Now, with that in mind, note that LaTeX math expressions can include nested sub-equations, which can include further nested sub-equations, and so on. This is analogous to the problem of detecting whether a closing parenthesis closes an inner parenthesized expression (as in (for instance) this example, where the first one does not) or an outer parenthesis. Therefore, regular expressions are not going to be powerful enough to handle the full general case.

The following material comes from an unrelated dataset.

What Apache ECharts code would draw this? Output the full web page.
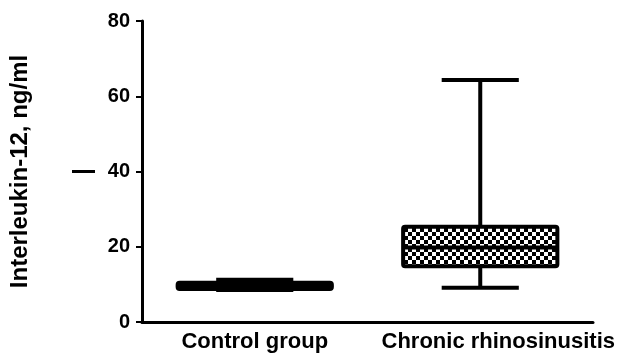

If you're willing to do a less-than-complete job, you can construct a regular expression that finds $...$
and $$...$$
. You will need to pay attention to the particular regular expression language available. Python's is essentially the same as Perl's here.
Importantly, these $
-matchers will completely miss \begin{equation} ... \end{equation}
, \begin{eqnarray} ... \end{eqnarray}
, and so on. We've already noted that handling LaTeX expression parsing with a mere regular expression recognizer is inadequate, so if you want to do a good job—while ignoring the complexity of lower-level TeX manipulation of token types, where one can change any individual character's category code —you will want a more general parser. You can then tokenize \begin
, {
, }
, and words, and match up the begin/end pairs. You can also tokenize $
and $$
and match those up. Since parsers can count, in exactly the way that regular expressions can't, you can do a much better job this way.